Depending on the operating voltage of each device
DC/DC converter that provides stable power supply
You need to be able to evaluate electrical characteristics to complete the design.


A DC/DC converter is a device that converts DC (direct current) to DC, and is also called a linear regulator or switching regulator depending on the conversion method.

Most devices on a PCB operate only on DC. Each device has its own operating voltage range and different voltage accuracy requirements.

A DC/DC converter is required because if an unstable voltage is supplied, problems such as malfunction or deterioration of device characteristics may occur.

DC/DC converters affect not only power design but also the overall product design. Therefore, power design engineers must be able to evaluate electrical characteristics such as load regulation, inductor current, output voltage, and power efficiency.

We asked Na Hee-won, Senior Researcher at ROHM Korea Technical Center, about the capabilities engineers need to have to evaluate the electrical characteristics of DC/DC converters.


Q. What are some things to keep in mind when evaluating the electrical characteristics of a DC/DC converter?
A. The measurement results should not vary depending on the evaluation environment and method at the time of evaluation. It is most important to be familiar with the exact evaluation method for each characteristic evaluation item and to evaluate them so that the same results are achieved.

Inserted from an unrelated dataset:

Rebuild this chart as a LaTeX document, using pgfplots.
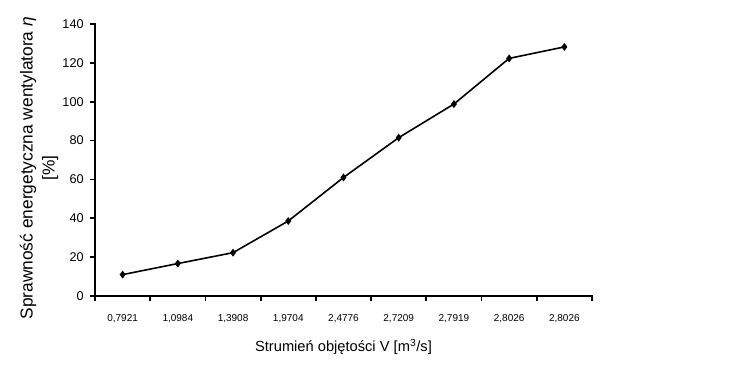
\documentclass[border=0pt]{standalone}
\usepackage{pgfplots}
\pgfplotsset{compat=1.18}
\usepackage{fontspec}
\setmainfont{Liberation Sans}
\begin{document}
\begin{tikzpicture}
\useasboundingbox (0,0) rectangle (549pt,279.75pt);
\begin{axis}[
  at={(71.25pt,57.75pt)}, anchor=south west,
  scale only axis,
  width=372.75pt, height=204pt,
  xmin=-0.5, xmax=8.5,
  ymin=0, ymax=140,
  axis x line*=bottom, axis y line*=left,
  xtick={0,...,8},
  xticklabels={{0,7921},{1,0984},{1,3908},{1,9704},{2,4776},{2,7209},{2,7919},{2,8026},{2,8026}},
  minor xtick={-0.5,0.5,...,8.5},
  ytick={0,20,...,140},
  major x tick style={draw=none},
  minor x tick style={line width=1.3pt, black},
  major y tick style={line width=1.3pt, black},
  tick align=outside,
  major tick length=4pt,
  minor tick length=4pt,
  /pgf/number format/assume math mode=true,
  x tick label style={font=\fontsize{7.5}{9}\selectfont, yshift=-6pt},
  y tick label style={font=\fontsize{9.5}{11}\selectfont, xshift=-1pt},
  xlabel={Strumień objętości V [m\textsuperscript{3}/s]},
  xlabel style={font=\fontsize{11}{13}\selectfont, at={(axis description cs:0.5,-0.1875)}, anchor=center},
  ylabel={Sprawność energetyczna wentylatora {\itshape η}\\{[\%]}},
  ylabel style={font=\fontsize{13}{16.5}\selectfont, align=center, at={(axis description cs:-0.1126,0.47)}, anchor=center, rotate=0},
  clip=false,
]
\addplot[black, line width=1.2pt, mark=diamond*, mark size=2pt] coordinates {
  (0,11.0) (1,16.7) (2,22.3) (3,38.6) (4,61.0) (5,81.5) (6,98.8) (7,122.3) (8,128.2)
};
\draw[line width=1.8pt, line cap=rect] (rel axis cs:0,1) -- (rel axis cs:0,0) -- (rel axis cs:1,0);
\end{axis}
\end{tikzpicture}
\end{document}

Q. What are the reasons for the decrease in power efficiency of DC/DC converters?
A. △Conduction loss occurring from the on-resistance of the switch element, △Switching loss occurring during the switching operation, △Charging loss of the switch gate, △Parasitic diode loss occurring during dead time, △IC power consumption loss, △Loss due to inductor winding resistance, etc.


Q. Why should I measure load regulation?
A. Load regulation is an item that checks how much the output voltage fluctuates depending on the load current. The most important role of a DC/DC converter is to output a stable voltage. If the output voltage fluctuates, there is a possibility that the device that uses the output of the DC/DC converter as input may malfunction, so it must be checked.

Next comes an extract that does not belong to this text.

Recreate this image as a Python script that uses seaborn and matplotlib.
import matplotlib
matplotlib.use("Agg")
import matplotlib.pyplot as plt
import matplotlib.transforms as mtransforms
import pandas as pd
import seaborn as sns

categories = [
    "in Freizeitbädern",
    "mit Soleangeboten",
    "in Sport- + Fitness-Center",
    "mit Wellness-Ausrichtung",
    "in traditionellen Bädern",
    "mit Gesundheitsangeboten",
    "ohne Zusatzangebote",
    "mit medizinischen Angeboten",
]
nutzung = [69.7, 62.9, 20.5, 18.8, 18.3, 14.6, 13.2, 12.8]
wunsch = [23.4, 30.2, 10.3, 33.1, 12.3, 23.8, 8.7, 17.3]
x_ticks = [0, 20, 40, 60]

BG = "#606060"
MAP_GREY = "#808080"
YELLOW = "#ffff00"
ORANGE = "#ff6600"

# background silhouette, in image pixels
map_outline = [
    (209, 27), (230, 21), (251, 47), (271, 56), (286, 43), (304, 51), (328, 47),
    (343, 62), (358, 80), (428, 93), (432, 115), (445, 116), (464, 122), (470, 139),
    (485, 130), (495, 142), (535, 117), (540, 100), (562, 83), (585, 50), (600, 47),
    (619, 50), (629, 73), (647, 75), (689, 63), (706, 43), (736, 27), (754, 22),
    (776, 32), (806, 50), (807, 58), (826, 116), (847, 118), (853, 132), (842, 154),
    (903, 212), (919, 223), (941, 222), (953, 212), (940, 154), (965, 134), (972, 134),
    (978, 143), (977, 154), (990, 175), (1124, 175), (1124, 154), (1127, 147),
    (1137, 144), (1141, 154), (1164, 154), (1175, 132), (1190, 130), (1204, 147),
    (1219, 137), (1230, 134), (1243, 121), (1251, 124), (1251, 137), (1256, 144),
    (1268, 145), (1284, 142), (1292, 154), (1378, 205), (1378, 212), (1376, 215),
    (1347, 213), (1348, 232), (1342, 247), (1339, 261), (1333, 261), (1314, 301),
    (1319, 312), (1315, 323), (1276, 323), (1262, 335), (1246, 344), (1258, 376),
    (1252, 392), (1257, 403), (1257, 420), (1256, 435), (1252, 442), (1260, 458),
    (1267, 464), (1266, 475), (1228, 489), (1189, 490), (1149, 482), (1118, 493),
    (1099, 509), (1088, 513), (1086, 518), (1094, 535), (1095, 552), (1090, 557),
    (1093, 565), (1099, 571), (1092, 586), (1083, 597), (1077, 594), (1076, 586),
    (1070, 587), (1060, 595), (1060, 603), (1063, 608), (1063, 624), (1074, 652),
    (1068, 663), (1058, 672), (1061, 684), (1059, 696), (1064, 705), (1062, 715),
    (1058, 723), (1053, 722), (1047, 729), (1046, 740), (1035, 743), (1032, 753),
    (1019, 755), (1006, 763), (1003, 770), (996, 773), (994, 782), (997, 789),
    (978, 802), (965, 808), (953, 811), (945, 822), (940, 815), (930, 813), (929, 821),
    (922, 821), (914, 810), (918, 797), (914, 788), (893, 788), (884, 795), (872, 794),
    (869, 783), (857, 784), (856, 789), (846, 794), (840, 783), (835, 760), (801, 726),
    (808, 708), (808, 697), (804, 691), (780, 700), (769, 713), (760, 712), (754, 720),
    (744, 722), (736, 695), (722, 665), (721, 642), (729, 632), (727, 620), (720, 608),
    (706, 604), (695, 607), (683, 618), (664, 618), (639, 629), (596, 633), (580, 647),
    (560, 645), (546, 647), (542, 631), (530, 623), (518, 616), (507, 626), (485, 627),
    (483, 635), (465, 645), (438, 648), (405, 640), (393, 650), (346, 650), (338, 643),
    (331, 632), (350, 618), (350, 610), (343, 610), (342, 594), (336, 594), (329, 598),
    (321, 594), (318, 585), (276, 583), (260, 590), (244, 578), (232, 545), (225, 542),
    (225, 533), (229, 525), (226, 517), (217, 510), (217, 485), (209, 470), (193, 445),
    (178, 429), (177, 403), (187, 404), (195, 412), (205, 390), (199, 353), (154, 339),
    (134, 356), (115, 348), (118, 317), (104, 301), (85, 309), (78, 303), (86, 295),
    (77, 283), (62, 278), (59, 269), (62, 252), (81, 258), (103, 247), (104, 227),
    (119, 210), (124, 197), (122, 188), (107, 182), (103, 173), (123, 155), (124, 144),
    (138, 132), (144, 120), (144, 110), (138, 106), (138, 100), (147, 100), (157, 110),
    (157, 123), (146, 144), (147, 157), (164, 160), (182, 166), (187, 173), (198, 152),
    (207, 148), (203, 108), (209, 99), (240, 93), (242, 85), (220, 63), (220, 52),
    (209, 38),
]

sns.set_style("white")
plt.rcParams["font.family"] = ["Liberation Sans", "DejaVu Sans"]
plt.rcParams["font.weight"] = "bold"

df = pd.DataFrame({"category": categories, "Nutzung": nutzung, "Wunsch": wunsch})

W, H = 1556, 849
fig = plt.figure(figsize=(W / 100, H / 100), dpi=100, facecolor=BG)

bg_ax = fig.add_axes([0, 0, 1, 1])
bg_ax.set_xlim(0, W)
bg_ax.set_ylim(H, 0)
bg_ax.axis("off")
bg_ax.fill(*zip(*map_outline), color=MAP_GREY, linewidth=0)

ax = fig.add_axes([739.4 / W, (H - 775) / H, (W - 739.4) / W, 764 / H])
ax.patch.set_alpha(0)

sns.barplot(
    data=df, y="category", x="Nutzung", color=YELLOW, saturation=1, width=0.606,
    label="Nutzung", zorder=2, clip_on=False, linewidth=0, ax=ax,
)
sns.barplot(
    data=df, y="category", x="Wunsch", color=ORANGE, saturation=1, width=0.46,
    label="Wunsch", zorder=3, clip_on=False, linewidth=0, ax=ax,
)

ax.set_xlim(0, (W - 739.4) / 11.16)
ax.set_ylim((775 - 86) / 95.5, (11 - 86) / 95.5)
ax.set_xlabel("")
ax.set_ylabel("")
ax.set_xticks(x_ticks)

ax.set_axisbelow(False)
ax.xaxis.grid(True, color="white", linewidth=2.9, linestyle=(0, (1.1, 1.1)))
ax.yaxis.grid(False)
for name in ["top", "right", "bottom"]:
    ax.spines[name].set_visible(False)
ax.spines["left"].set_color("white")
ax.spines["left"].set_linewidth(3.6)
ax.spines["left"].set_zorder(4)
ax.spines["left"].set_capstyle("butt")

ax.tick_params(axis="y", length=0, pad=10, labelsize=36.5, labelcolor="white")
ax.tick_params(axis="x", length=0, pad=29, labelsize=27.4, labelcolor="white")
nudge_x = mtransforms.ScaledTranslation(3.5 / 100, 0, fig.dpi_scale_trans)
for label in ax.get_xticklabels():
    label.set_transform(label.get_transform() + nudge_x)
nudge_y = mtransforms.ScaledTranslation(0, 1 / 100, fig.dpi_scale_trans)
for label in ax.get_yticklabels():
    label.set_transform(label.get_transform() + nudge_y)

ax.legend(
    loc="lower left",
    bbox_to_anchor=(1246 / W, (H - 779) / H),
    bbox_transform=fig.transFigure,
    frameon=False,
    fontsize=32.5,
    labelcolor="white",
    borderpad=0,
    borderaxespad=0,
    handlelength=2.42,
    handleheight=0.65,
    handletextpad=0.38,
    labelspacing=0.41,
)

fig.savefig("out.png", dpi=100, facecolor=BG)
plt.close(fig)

Q. How important is the inductor in a DC/DC converter?
A. To understand the importance of inductors, you need to know the operating characteristics of DC/DC converters. DC/DC converters supply power by turning on the input voltage side switch when the output voltage drops to maintain a stable output voltage. At this time, magnetic energy is stored in the inductor.

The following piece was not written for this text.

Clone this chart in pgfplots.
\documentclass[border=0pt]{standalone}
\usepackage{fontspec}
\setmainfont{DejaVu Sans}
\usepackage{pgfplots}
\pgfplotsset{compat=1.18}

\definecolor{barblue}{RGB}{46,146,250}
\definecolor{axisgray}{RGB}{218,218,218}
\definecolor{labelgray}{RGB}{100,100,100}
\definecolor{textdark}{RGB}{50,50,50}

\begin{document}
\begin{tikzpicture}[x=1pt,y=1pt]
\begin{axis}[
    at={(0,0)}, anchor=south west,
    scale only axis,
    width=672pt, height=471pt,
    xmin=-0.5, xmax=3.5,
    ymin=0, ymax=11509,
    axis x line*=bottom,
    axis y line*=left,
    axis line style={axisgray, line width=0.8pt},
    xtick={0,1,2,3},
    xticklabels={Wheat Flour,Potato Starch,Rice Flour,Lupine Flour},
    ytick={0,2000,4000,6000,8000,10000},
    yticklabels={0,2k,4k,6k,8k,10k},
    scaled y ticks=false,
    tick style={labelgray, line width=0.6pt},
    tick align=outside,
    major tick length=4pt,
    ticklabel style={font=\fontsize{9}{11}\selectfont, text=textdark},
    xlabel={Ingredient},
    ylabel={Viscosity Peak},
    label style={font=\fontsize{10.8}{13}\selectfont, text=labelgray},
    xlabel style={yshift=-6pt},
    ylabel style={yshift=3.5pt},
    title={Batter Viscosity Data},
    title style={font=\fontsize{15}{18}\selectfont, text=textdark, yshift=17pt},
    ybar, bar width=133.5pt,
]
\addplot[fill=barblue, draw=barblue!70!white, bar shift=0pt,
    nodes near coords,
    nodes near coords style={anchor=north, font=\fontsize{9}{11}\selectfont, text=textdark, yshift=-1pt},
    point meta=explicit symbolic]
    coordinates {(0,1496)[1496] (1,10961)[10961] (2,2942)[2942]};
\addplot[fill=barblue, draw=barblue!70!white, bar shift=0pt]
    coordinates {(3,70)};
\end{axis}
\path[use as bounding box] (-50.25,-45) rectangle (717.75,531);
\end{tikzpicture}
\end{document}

Conversely, when the output voltage increases, the switch on the ground side is turned on. At this time, the magnetic energy stored in the inductor becomes current and is supplied to the load. The DC/DC converter repeats these two operations to create a stable output voltage. This is why inductors are needed in DC/DC converters.


Q. Why is it necessary to measure the output voltage of a DC/DC converter?
A. When a DC/DC converter repeats switching operations, ripple voltage and spike noise occur in the output voltage. Since devices such as SoC and FPGA require high output voltage accuracy, such as ±2% or less, the inspector must check the output voltage accuracy of the device using an oscilloscope.


Q. What measuring equipment is needed for evaluation?
A. Basically, a DC/DC converter requires a power supply to supply input power and an electronic load to regulate the output load. An oscilloscope to measure switching waveforms, inductor current, and output voltage stability, as well as voltage and current probes, are also required, as well as a multimeter to measure the exact efficiency.


Q. Does ROHM provide DC/DC converter design support to engineers?
A. ROHM currently has a diverse lineup of DC/DC converters depending on the input voltage range and output current range. We also share circuit design information and cases through Tech Web.

In addition, we provide simulation tools that verify power devices and driver ICs simultaneously free of charge, and we are continuously adding to the lineup of ICs that can be simulated.